Wednesday, February 15, 2012

Uncorking the Muse

While too much alcohol merely makes you think you were clever the previous night, a little might actual make you so.

Via The Hot Button, comes news of research from the University of Illinois on alcohol and intelligence.
Researchers suggest that the moderate levels of alcohol “loosened up” a person’s focus, allowing them to solve intuitive and creative word association problems, while the sober participants were more rigid in their problem-solving. In the study, both groups watched an animated movie.
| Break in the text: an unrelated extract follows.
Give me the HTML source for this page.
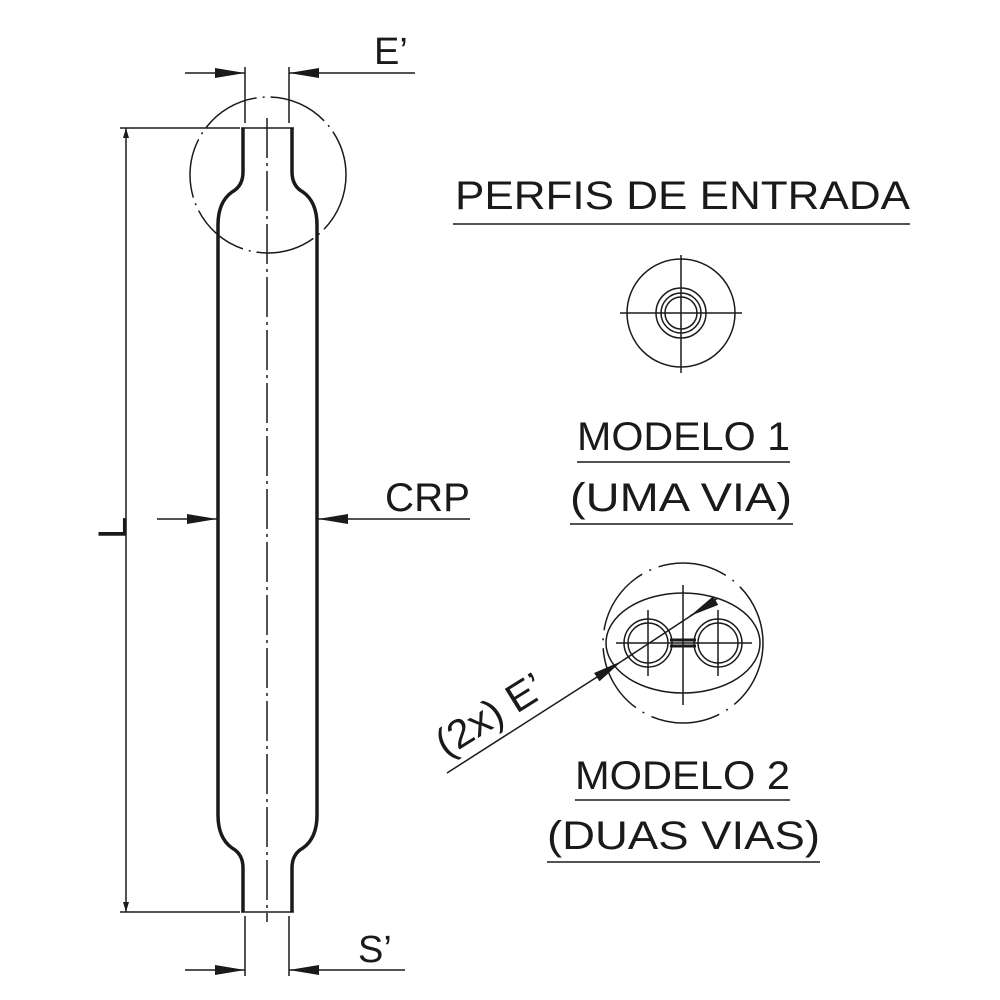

Afterward, they were given this test: They saw three words on a screen and then had to come up with a fourth that could form a phase with each of them. (Example: For peach, arm and tar, the response would be pit.)
Science News has a little more and the (gated) paper is here.
The abstract of the paper:

That alcohol provides a benefit to creative processes has long been assumed by popular culture, but to date has not been tested. The current experiment tested the effects of moderate alcohol intoxication on a common creative problem solving task, the Remote Associates Test (RAT). Individuals were brought to a blood alcohol content of approximately .075, and, after reaching peak intoxication, completed a battery of RAT items. Intoxicated individuals solved more RAT items, in less time, and were more likely to perceive their solutions as the result of a sudden insight. Results are interpreted from an attentional control perspective.

I have discussed how 'controlled distraction' is one key to creative thinking and it is interesting to see more on the subject.